Dubrovnik's walls were made for war and they are awesome to behold. Seven centuries old, they're over a meter thick, burnished rock, and fairly glow with strength. Dubrovnik has also always been wealthy. The main street and the squares are smooth marble. The city has the feel of Venice but it's built up the side of a hill so many of the alleyways rise up narrow staircases were people live in the old stone apartments. Many of the staircases are lined with lush green plants which, paired with the stone, gives the place a rich, jungly look I didn't expect.

The world visits Dubvronik. I don't think I've heard so many languages in one city at one time outside of Amsterdam, perhaps. All the European languages, plus Japanese, Chinese, the Americas, other Asian countries; India, maybe Korean. Sitting at the restaurant by the harbor I was surrounded by Spanish, Japanese, Russian, British and the waitress could deal with all but the Japanese. The restaurant was crowded and there was a queue of about a dozen couples waiting to be seated on the patio overlooking the harbor. I went to the host and asked if I could be squeezed in somewhere, and was seated with another single, a Croat in his 60's who owned a yacht and spent 40 days a year charting it, showing people around the islands. What did he do the other 315 days? "Nothing," he said, and smiled. His teeth were very white in his very tan face. "I stay in my apartment here in Dubvronik, and in the winter go to my apartment near Genoa."

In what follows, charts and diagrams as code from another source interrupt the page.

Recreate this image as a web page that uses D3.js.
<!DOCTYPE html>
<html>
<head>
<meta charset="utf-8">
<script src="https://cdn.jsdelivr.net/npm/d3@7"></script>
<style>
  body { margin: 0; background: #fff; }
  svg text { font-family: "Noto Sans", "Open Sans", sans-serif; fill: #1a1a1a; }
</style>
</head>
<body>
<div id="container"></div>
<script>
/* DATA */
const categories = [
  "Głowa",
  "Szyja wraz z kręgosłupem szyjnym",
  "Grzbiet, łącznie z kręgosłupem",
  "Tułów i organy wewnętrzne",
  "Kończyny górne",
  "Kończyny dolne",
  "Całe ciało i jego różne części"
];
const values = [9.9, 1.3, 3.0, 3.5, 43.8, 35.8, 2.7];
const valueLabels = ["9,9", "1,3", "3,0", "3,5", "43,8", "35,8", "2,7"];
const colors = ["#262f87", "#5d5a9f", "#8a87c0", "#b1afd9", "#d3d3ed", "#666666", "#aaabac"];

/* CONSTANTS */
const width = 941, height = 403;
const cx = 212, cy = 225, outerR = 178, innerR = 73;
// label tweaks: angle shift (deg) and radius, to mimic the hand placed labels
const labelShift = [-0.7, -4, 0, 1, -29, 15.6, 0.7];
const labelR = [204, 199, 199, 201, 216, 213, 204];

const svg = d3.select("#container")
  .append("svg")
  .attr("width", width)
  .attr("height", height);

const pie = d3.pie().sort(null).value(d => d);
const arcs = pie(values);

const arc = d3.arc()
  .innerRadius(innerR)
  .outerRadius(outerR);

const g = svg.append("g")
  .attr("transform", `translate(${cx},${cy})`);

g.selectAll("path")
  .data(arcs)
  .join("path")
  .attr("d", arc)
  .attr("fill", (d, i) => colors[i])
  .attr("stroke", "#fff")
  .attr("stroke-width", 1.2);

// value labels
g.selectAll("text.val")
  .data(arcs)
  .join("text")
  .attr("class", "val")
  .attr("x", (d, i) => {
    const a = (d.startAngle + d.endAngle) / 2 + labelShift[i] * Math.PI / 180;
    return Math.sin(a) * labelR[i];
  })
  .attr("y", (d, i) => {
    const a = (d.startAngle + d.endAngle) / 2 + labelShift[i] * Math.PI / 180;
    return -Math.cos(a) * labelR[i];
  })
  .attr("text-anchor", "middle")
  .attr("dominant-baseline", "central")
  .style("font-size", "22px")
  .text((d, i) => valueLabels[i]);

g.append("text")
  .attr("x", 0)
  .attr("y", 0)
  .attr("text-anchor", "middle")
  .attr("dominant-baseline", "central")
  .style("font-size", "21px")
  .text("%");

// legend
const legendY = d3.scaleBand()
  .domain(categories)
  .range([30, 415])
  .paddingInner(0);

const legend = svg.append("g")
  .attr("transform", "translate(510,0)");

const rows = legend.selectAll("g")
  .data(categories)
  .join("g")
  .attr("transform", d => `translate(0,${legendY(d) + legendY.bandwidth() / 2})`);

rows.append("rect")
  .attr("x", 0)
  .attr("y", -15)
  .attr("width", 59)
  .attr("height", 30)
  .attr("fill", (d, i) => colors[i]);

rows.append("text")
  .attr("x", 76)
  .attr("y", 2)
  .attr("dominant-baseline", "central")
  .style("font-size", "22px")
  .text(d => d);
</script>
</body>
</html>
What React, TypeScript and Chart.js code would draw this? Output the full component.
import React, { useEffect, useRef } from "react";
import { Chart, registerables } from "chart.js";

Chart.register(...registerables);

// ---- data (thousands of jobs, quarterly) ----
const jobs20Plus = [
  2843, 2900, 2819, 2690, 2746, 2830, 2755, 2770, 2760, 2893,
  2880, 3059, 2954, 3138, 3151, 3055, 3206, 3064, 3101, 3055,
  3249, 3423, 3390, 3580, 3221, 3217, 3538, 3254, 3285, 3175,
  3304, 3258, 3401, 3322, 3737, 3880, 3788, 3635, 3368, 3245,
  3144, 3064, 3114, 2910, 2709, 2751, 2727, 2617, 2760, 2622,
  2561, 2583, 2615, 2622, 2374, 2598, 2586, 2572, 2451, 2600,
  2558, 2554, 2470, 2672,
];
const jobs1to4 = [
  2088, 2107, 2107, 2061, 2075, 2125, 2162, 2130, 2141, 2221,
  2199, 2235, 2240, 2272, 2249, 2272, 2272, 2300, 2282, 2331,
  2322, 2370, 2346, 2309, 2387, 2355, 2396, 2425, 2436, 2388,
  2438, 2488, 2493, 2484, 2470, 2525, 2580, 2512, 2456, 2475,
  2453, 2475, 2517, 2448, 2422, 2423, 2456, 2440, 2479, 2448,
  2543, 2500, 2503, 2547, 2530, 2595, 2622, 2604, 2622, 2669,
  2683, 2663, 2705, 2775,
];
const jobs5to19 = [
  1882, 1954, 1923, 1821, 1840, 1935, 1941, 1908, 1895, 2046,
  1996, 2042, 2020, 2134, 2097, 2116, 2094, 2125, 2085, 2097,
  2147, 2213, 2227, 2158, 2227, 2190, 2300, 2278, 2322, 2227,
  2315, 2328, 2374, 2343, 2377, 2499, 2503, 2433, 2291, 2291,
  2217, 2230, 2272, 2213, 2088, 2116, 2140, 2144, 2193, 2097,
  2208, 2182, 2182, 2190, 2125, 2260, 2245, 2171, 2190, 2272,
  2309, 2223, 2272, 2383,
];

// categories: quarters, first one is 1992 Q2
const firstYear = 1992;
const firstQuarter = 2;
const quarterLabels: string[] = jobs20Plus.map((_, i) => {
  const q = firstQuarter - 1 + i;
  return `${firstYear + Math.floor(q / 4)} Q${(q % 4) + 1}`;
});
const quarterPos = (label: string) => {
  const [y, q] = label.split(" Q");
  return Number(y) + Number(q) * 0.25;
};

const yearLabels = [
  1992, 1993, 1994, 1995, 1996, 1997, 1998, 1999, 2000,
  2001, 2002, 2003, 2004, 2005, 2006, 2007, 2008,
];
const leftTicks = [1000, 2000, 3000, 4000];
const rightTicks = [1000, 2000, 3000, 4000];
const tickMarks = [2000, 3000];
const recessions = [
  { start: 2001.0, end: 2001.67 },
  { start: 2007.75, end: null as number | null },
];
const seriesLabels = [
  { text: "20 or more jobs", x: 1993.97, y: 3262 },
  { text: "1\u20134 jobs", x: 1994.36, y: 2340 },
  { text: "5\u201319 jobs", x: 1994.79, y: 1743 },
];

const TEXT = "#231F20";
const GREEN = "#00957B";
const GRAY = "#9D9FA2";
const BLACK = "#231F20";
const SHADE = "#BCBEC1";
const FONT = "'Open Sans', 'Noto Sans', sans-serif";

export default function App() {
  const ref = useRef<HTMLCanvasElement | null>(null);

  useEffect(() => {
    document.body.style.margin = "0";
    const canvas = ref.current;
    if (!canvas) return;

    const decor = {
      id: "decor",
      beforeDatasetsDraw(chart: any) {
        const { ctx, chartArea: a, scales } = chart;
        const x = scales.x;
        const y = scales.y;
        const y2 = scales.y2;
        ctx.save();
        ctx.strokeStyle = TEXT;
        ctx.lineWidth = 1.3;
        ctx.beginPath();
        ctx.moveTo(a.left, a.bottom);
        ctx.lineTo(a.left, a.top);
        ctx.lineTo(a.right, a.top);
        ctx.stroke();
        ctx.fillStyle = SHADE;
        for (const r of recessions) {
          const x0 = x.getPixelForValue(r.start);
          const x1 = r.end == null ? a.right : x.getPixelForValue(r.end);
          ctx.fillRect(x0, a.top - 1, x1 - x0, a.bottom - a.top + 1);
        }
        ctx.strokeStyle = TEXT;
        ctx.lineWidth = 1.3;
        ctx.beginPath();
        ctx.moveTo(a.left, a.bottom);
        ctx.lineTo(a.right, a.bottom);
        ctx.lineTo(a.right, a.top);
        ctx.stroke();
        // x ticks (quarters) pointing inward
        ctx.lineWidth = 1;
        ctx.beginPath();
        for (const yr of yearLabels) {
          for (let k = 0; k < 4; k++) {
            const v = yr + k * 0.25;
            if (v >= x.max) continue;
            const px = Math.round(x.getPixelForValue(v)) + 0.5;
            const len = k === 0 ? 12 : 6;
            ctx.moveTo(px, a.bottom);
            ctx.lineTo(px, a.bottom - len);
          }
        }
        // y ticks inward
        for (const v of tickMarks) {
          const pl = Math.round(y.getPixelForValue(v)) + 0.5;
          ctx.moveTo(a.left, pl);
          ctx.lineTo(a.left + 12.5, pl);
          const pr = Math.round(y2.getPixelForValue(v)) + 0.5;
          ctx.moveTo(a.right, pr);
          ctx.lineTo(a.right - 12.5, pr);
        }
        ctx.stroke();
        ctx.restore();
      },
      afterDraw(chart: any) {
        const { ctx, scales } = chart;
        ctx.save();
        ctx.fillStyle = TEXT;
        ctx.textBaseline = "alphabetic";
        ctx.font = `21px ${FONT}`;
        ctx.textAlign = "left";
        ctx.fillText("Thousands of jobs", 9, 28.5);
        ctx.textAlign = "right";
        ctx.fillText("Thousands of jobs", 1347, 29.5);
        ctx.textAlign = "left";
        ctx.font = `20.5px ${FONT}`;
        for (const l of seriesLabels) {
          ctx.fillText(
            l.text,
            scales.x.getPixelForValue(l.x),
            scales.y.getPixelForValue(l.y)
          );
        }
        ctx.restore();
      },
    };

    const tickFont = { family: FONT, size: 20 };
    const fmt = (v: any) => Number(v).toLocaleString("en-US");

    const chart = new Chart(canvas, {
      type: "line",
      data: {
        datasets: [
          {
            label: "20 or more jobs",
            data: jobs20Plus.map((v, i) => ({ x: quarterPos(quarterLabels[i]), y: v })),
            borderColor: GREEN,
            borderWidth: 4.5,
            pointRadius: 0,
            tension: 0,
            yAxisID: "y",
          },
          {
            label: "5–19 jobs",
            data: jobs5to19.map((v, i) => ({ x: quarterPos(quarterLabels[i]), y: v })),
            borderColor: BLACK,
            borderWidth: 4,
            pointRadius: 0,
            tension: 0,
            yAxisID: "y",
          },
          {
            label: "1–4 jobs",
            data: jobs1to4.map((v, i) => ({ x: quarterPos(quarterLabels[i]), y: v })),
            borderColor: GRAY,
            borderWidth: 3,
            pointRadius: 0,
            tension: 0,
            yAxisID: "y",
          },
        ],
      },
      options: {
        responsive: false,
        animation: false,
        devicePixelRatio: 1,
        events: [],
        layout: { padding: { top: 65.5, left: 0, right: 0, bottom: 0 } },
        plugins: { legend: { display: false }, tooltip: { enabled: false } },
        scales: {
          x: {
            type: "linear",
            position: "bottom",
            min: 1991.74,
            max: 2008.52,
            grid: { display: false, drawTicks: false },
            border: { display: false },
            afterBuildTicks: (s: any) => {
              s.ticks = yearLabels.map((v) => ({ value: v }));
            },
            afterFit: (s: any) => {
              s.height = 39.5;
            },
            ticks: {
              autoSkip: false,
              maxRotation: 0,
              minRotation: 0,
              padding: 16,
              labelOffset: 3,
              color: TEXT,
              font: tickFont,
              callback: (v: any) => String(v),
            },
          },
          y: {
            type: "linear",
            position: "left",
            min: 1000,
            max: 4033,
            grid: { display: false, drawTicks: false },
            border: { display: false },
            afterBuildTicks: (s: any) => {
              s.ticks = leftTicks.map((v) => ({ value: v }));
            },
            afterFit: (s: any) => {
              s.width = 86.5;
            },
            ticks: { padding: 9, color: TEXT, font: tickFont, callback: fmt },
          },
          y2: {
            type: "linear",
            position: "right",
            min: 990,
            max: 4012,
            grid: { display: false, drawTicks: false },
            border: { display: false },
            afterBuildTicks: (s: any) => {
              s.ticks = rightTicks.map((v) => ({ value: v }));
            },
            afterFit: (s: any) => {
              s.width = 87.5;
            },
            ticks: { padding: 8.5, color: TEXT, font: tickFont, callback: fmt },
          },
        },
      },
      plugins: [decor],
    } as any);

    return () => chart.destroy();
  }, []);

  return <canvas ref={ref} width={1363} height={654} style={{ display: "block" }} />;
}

The man looked happy, content, despite a lean, wiry frame that would suggest a nervous person. We talked about the coast, his English was good, and so was his French and his voice was easy and relaxed. He said that Albanian's waters were "the best," but there were just no more fish. "Every year for my birthday I take my girl and eat good fish at an excellent restaurant," he told me. "It costs one hundred eighty five Euros," he said, shaking his head. "By the sea, it's fewer expensive to eat meat."

Our food came - both of us had ordered a paella-like seafood pilaf - and thankfully he did not feel the need to chitchat during dinner. I enjoyed the mussels, prawns, and squid in the flavorful rice and listened to the languages being spoken, slapped a mosquito, and had a sip of dry Croatian wine. Finally, my new friend leaned back and lit a cigarette. "San Francisco I think is very nice," he said, and then we said goodnight.

It was 11:00 and the city's restaurants were still busy but subdued, as if the night air muffled the sound of clinking silver and glasses. Hundreds of people were wandering, like me, but it didn't feel crowded. I ducked up an alleyway and walked along the big walls, then came down another alleyway staircase past contented cats sitting on tiny porches, past the open windows of apartment dwellers washing dishes, watching television, a couple playing cards half outside of the doorway to get some air.

I lingered, and then thought of those 600 steps. The city is surprisingly small and I was across it in five minutes, stepping up and up and up to my apartment-zimmer-room, creeping in like a teenage daughter late from a date, not wanting to wake the parents.